• [Exercise objective]
Exactly the lines from the start of the data below through the line that contains "from matplotlib.ticker import MultipleLocator" are to be copied, with pictures left out.
----
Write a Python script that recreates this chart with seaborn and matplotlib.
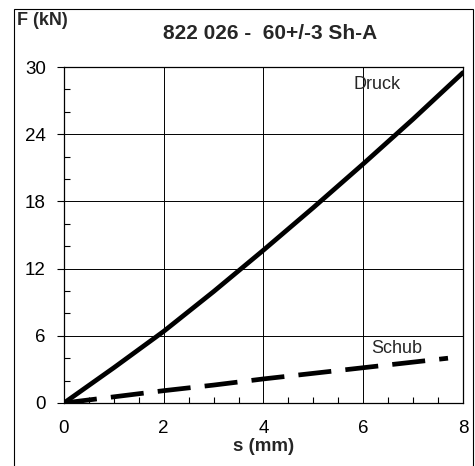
import pandas as pd
import matplotlib.pyplot as plt
import seaborn as sns
from matplotlib.patches import Rectangle
from matplotlib.ticker import MultipleLocator

# Data
s_druck = [0, 1, 2, 3, 4, 5, 6, 7, 8]
f_druck = [0, 3.15, 6.4, 9.95, 13.65, 17.45, 21.35, 25.35, 29.5]
s_schub = [0, 1, 2, 3, 4, 5, 6, 7, 7.7]
f_schub = [0, 0.55, 1.1, 1.6, 2.15, 2.65, 3.15, 3.65, 4.0]

df = pd.concat([
    pd.DataFrame({"s": s_druck, "F": f_druck, "kind": "Druck"}),
    pd.DataFrame({"s": s_schub, "F": f_schub, "kind": "Schub"}),
])

sns.set_style("white")
plt.rcParams["font.family"] = ["Liberation Sans", "DejaVu Sans"]

fig = plt.figure(figsize=(4.75, 4.66), dpi=100)
ax = fig.add_axes([0.1347, 0.1352, 0.84, 0.721])

sns.lineplot(data=df, x="s", y="F", style="kind", hue="kind",
             palette={"Druck": "black", "Schub": "black"},
             dashes={"Druck": "", "Schub": (7, 3)},
             linewidth=3.4, legend=False, ax=ax, sort=False)
for ln in ax.get_lines():
    ln.set_dash_capstyle("butt")

ax.set_xlim(0, 8)
ax.set_ylim(0, 30)
ax.xaxis.set_major_locator(MultipleLocator(2))
ax.xaxis.set_minor_locator(MultipleLocator(0.5))
ax.yaxis.set_major_locator(MultipleLocator(6))
ax.yaxis.set_minor_locator(MultipleLocator(2))
ax.grid(True, which="major", color="black", linewidth=0.7)
ax.tick_params(which="major", direction="out", length=5, width=0.8,
               labelsize=13.5, color="black", labelcolor="black")
ax.tick_params(axis="x", which="major", length=0, pad=12)
ax.tick_params(axis="y", which="major", pad=8)
ax.tick_params(which="minor", direction="in", length=4, width=0.8,
               color="black", bottom=True, left=True)
ax.tick_params(axis="both", which="both", bottom=True, left=True)
for sp in ax.spines.values():
    sp.set_color("black")
    sp.set_linewidth(0.9)

ax.set_xlabel("s (mm)", fontsize=13.5, fontweight="bold", labelpad=1)
ax.set_ylabel("")

ax.text(6.28, 28.4, "Druck", fontsize=13, ha="center", va="center")
ax.text(6.68, 4.9, "Schub", fontsize=13, ha="center", va="center")

fig.text(0.036, 0.957, "F (kN)", fontsize=13, fontweight="bold", va="center", ha="left")
fig.text(0.568, 0.929, "822 026 -  60+/-3 Sh-A", fontsize=15, fontweight="bold",
         va="center", ha="center")

fig.patches.append(Rectangle((0.029, -0.01), 0.966, 0.99, transform=fig.transFigure,
                             fill=False, edgecolor="black", linewidth=0.8))

plt.savefig("out.png", dpi=100)
plt.close()
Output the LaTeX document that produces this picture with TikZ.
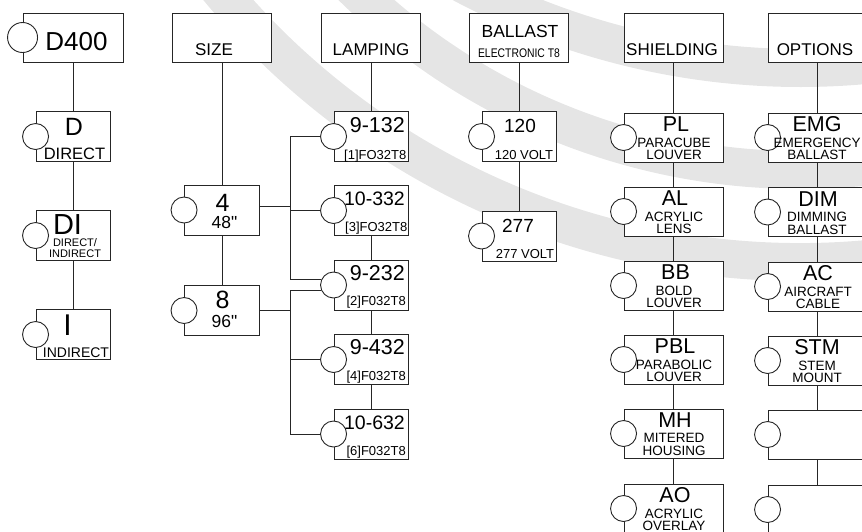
----
• [Response to this task]
Write a Python script that recreates this chart with seaborn and matplotlib.
import pandas as pd
import matplotlib.pyplot as plt
import seaborn as sns
from matplotlib.patches import Rectangle
from matplotlib.ticker import MultipleLocator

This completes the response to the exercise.